I maintain that when a technology is provided, developers and policy makers should be responsible for the technology’s intended uses. If atomic energy is developed for the express purposes of destruction, then the developers of that technology and/or policy makers should be held responsible for those expected and intended effects of the technology. Facebook is intentionally developing a marketplace that caters in people’s personal information, and I’d argue that few of those people recognize the full implications of indiscriminately feeding their personal information to application developers. When inputting personal information into a quiz, for example, the application developer can then retain that information beyond the 24 hour Facebook data retention period. Moreover, this data can be monetized – it can be sold to other third-parties that are outside of the formal Facebook ecosystem. This means that the ‘private space’ that many users think that they are playing in (e.g. applications and the games they let people play) can actually be used to discriminately provide other products and services in non-Facebook environments.

The common reaction that I hear, at this point, is that many application developers have privacy protection clauses that clearly note that developers will not share the information that they collect. It’s important to note that if a business transitions to bankruptcy, its assets are sold off in an effort to recuperate outstanding bills. This includes databases the company has developed, even if they hold personal information (in fact, unique databases of personal information can be particularly useful in appeasing creditors haunting dying businesses). Moreover, given that many applications permit sharing information amongst corporate affiliates, there isn’t always a need to share collected data with third-parties that aren’t affiliated with the application developer’s studio.

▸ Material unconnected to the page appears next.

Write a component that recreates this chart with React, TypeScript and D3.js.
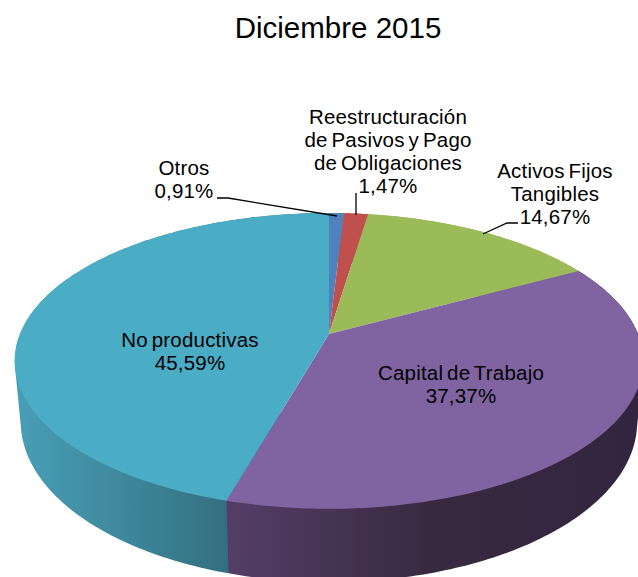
import React from 'react';
import * as d3 from 'd3';

const title = 'Diciembre 2015';
const categories = ['Otros', 'Reestructuración de Pasivos y Pago de Obligaciones', 'Activos Fijos Tangibles', 'Capital de Trabajo', 'No productivas'];
const shares = [0.91, 1.47, 14.67, 37.37, 45.59];
const colors = ['#4f81bd', '#c0504d', '#9bbb59', '#8064a2', '#4bacc6'];
const labelLines = [
  ['Otros', '0,91%'],
  ['Reestructuración', 'de Pasivos y Pago', 'de Obligaciones', '1,47%'],
  ['Activos Fijos', 'Tangibles', '14,67%'],
  ['Capital de Trabajo', '37,37%'],
  ['No productivas', '45,59%'],
];
// centre x and baseline of the first line for each label
const labelPos = [[184, 175], [388, 124], [555, 178], [461, 380], [190, 347]];

const width = 638;
const height = 577;
const cx = 329;
const persp = 0.182; // how much the back of the disc shrinks

// tilted disc seen in perspective: angle clockwise from the top -> screen point
function project(a: number, apexY: number, rx: number, ry: number): [number, number] {
  const w = 1 + persp * Math.cos(a);
  return [cx + (rx * Math.sin(a)) / w, apexY - (ry * Math.cos(a)) / w];
}
const rim = (a: number) => project(a, 334, 309, 143);
const lowRim = (a: number) => project(a, 393, 303, 154.7);

const slices = d3.pie<number>().sort(null).value((d) => d)(shares);

const line = d3.line();

function arcPoints(s: d3.PieArcDatum<number>, fn: (a: number) => [number, number]) {
  const steps = Math.max(4, Math.ceil((s.endAngle - s.startAngle) * 60));
  return d3.range(steps + 1).map((i) => fn(s.startAngle + ((s.endAngle - s.startAngle) * i) / steps));
}

// side wall of a slice: the hull of its upper and lower arcs
function sidePath(s: d3.PieArcDatum<number>) {
  const hull = d3.polygonHull([...arcPoints(s, rim), ...arcPoints(s, lowRim)]);
  return line(hull ?? []) + 'Z';
}

const leaders: [number, number][][] = [
  [[217, 198], [228, 198], [337, 216]],
  [[356, 193], [356, 215]],
  [[518, 223], [507, 223], [483, 234]],
];

const sideFill = ['#4f81bd', '#c0504d', '#9bbb59', 'url(#side-purple)', 'url(#side-teal)'];
const sideOrder = [0, 1, 2, 4, 3]; // purple goes over the teal one at the seam

export default function App() {
  return (
    <svg width={width} height={height} style={{ position: 'absolute', left: 0, top: 0, background: '#fff' }} fontFamily="'Liberation Sans', Arial, sans-serif">
      <defs>
        <linearGradient id="side-teal" gradientUnits="userSpaceOnUse" x1={14} x2={229} y1={0} y2={0}>
          <stop offset="0" stopColor="#489fb7" />
          <stop offset="0.5" stopColor="#3e889c" />
          <stop offset="1" stopColor="#326f80" />
        </linearGradient>
        <linearGradient id="side-purple" gradientUnits="userSpaceOnUse" x1={227} x2={638} y1={0} y2={0}>
          <stop offset="0" stopColor="#543e68" />
          <stop offset="0.5" stopColor="#38293f" />
          <stop offset="1" stopColor="#33253f" />
        </linearGradient>
      </defs>
      <text x={338} y={38} fontSize={29.5} textAnchor="middle" fill="#000">{title}</text>
      {sideOrder.map((i) => (
        <path key={categories[i]} d={sidePath(slices[i])} fill={sideFill[i]} />
      ))}
      {slices.map((s, i) => (
        <path key={i} d={line([[cx, 334], ...arcPoints(s, rim)]) + 'Z'} fill={colors[i]} />
      ))}
      {leaders.map((pts, i) => (
        <path key={i} d={line(pts) ?? ''} fill="none" stroke="#000" strokeWidth={1.3} />
      ))}
      {labelLines.map((lines, i) => (
        <text key={i} x={labelPos[i][0]} y={labelPos[i][1]} fontSize={20.5} textAnchor="middle" fill="#000" letterSpacing={0.2} wordSpacing={-2}>
          {lines.map((t, j) => (
            <tspan key={j} x={labelPos[i][0]} dy={j === 0 ? 0 : 23}>{t}</tspan>
          ))}
        </text>
      ))}
    </svg>
  );
}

If General Electric (for example) is ultimately a corporate controller of 1,000 application development studios, then whatever data those studios collect could be funneled to GE businesses without the user having a real notion of what businesses can actually make use of their personal information without violating any of the developers’ privacy policies. This is worrisome, and an increasingly troubling issue as large conglomerates enter the social networking space to develop ‘relationships’ with consumers.

The challenge for the OPC, or any regulator for that matter, is that typically each of these third-parties would been to be examined individually. I would argue that with the limited resources available to privacy regulators, regulators should focus on Facebook to limit (or at least make users aware of) third-parties’ uses of personal data. Failing to do so means that the leaches of the Facebook ecosystem, those that are potentially the sneakiest and most likely to upset or injure an individual’s life, are free to continue exploiting individuals’ ignorance over the full range of possible harmful uses of their personal information. This isn’t right, and some regulatory body needs to step in and add some salt to the Facebook ecosystem.

Without adding a little salt Facebook will have gotten off easy, insofar as they can leave application development to its own devices. Applications are a core reason why Facebook is so ‘sticky’; as long as app development remains the wild-west situation that it is presently, then a core driver to the Facebook ecosystem will continue to operate in a more or less unregulated fashion without addressing the potential harms emergent with this lack of regulation. I should not that, in making these criticisms, I don’t want to suggest that the OPC’s recommendations have not resulted in significant changes, and do not blunt many practices that are of concern. Unfortunately, as I read the OPC’s decision, their recommendations don’t really address the 500lbs. elephant in the room, which means that some other regulator needs to step in and follow the OPCs lead in mediating the worrisome practices of social networking sites and their affiliated developers.